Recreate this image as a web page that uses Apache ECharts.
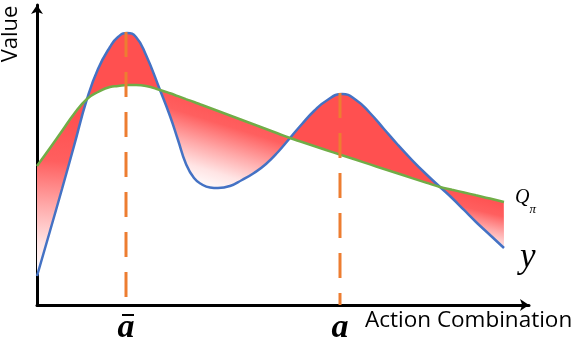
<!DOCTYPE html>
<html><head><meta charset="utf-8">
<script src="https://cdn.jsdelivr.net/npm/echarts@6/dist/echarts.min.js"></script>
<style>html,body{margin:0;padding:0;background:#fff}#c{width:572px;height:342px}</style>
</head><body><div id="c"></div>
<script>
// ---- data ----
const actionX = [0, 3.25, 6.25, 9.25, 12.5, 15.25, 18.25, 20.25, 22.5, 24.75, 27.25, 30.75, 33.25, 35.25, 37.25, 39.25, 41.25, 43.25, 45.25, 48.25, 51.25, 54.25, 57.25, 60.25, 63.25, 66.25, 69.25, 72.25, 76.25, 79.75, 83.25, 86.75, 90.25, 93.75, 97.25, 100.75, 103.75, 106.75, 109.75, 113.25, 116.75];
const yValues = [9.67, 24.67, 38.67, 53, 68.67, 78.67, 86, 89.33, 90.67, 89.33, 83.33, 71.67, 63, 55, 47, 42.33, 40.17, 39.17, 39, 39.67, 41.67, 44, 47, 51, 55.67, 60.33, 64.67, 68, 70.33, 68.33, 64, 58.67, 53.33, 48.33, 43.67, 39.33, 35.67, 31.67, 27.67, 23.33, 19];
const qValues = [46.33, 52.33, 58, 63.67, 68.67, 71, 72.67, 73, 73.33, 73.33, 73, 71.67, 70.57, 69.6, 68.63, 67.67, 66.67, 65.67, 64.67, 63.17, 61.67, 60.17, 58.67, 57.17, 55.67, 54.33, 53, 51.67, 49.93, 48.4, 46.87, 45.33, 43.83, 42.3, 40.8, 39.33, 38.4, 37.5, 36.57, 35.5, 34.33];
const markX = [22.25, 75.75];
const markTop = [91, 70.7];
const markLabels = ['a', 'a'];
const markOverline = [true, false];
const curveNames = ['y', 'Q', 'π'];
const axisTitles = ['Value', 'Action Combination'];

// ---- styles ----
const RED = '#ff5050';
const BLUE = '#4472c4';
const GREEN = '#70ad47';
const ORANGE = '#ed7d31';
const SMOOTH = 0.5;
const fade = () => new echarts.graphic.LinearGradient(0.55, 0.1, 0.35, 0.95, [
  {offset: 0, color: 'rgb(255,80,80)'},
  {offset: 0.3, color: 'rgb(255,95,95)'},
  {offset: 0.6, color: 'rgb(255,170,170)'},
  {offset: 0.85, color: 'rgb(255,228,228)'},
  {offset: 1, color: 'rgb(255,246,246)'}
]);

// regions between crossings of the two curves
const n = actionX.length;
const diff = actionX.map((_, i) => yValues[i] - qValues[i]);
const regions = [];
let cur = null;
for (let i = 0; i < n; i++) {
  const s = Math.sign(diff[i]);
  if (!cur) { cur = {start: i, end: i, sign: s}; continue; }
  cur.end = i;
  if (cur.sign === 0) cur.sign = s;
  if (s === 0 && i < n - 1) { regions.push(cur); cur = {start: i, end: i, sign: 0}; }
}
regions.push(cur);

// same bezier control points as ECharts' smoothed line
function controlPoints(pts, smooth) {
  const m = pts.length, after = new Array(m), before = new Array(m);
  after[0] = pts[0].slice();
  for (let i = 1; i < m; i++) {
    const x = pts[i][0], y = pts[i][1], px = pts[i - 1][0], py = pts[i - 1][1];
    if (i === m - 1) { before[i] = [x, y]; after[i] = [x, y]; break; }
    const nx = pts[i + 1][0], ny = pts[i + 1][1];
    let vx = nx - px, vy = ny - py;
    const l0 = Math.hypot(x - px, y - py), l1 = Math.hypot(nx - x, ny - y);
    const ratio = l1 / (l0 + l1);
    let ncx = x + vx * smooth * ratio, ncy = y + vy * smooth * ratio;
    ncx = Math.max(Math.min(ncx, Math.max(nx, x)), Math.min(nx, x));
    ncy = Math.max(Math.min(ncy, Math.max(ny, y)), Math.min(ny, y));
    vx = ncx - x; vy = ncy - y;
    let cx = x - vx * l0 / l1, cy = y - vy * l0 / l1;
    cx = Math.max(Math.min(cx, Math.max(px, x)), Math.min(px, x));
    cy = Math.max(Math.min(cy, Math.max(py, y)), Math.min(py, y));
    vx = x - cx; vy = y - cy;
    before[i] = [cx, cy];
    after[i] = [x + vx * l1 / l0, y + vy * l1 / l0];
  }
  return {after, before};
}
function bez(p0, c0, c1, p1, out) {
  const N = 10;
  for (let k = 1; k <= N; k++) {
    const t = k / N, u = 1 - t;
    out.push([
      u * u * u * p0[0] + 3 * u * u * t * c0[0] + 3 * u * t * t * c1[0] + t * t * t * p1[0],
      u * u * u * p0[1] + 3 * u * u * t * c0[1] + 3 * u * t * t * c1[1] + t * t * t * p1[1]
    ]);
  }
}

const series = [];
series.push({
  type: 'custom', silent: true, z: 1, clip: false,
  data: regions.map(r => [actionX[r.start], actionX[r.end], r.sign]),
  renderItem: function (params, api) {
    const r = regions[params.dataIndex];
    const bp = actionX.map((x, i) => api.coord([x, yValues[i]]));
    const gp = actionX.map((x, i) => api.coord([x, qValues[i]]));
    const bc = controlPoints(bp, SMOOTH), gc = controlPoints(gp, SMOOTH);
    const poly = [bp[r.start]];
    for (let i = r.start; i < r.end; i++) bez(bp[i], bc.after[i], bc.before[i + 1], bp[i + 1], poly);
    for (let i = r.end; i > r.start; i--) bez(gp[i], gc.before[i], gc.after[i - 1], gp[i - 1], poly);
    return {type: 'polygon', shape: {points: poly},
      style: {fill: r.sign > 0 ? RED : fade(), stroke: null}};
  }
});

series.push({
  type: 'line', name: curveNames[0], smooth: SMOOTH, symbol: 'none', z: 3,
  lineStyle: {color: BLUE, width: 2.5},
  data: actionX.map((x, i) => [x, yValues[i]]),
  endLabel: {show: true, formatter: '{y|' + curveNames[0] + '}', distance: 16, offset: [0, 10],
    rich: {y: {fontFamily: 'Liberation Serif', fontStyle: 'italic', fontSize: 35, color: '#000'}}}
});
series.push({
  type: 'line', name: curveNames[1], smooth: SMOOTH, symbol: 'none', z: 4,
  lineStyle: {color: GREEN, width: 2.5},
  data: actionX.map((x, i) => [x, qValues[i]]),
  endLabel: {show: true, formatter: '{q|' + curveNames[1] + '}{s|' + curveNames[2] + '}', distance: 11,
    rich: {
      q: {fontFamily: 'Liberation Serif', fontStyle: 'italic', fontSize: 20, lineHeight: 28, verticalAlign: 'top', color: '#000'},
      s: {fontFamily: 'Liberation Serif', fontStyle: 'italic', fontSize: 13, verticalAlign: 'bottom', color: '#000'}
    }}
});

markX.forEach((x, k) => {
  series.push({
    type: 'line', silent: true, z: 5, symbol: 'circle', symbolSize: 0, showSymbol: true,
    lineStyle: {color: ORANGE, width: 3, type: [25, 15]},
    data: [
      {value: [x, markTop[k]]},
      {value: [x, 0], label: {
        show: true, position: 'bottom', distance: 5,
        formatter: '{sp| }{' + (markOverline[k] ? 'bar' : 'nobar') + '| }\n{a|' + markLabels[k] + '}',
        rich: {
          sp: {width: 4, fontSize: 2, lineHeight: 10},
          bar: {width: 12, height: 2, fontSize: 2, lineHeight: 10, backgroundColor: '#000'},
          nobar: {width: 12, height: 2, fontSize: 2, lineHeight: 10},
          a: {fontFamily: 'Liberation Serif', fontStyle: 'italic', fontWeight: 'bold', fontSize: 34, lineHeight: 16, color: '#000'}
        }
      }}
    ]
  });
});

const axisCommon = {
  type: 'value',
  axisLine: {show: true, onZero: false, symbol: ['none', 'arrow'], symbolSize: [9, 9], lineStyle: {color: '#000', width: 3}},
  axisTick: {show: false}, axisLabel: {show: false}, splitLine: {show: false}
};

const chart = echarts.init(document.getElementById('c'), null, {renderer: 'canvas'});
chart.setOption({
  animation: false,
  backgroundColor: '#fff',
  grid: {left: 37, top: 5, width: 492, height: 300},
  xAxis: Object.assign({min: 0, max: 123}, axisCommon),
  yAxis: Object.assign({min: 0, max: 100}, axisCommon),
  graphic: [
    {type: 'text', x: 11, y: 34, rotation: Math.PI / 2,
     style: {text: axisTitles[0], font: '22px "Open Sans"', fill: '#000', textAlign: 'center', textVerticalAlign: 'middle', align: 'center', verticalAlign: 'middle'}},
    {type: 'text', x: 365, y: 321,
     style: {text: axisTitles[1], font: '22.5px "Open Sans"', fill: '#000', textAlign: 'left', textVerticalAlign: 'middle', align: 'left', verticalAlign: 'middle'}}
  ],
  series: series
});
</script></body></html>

☆ ☆ ☆ ☆ ☆ ☆ ☆

Transcribe the opening line of the listing above, please, and every line after it through the line with "const axisTitles = ['Value', 'Action", word for word, without pictures.

Expected answer:
Recreate this image as a web page that uses Apache ECharts.
<!DOCTYPE html>
<html><head><meta charset="utf-8">
<script src="https://cdn.jsdelivr.net/npm/echarts@6/dist/echarts.min.js"></script>
<style>html,body{margin:0;padding:0;background:#fff}#c{width:572px;height:342px}</style>
</head><body><div id="c"></div>
<script>
// ---- data ----
const actionX = [0, 3.25, 6.25, 9.25, 12.5, 15.25, 18.25, 20.25, 22.5, 24.75, 27.25, 30.75, 33.25, 35.25, 37.25, 39.25, 41.25, 43.25, 45.25, 48.25, 51.25, 54.25, 57.25, 60.25, 63.25, 66.25, 69.25, 72.25, 76.25, 79.75, 83.25, 86.75, 90.25, 93.75, 97.25, 100.75, 103.75, 106.75, 109.75, 113.25, 116.75];
const yValues = [9.67, 24.67, 38.67, 53, 68.67, 78.67, 86, 89.33, 90.67, 89.33, 83.33, 71.67, 63, 55, 47, 42.33, 40.17, 39.17, 39, 39.67, 41.67, 44, 47, 51, 55.67, 60.33, 64.67, 68, 70.33, 68.33, 64, 58.67, 53.33, 48.33, 43.67, 39.33, 35.67, 31.67, 27.67, 23.33, 19];
const qValues = [46.33, 52.33, 58, 63.67, 68.67, 71, 72.67, 73, 73.33, 73.33, 73, 71.67, 70.57, 69.6, 68.63, 67.67, 66.67, 65.67, 64.67, 63.17, 61.67, 60.17, 58.67, 57.17, 55.67, 54.33, 53, 51.67, 49.93, 48.4, 46.87, 45.33, 43.83, 42.3, 40.8, 39.33, 38.4, 37.5, 36.57, 35.5, 34.33];
const markX = [22.25, 75.75];
const markTop = [91, 70.7];
const markLabels = ['a', 'a'];
const markOverline = [true, false];
const curveNames = ['y', 'Q', 'π'];
const axisTitles = ['Value', 'Action Combination'];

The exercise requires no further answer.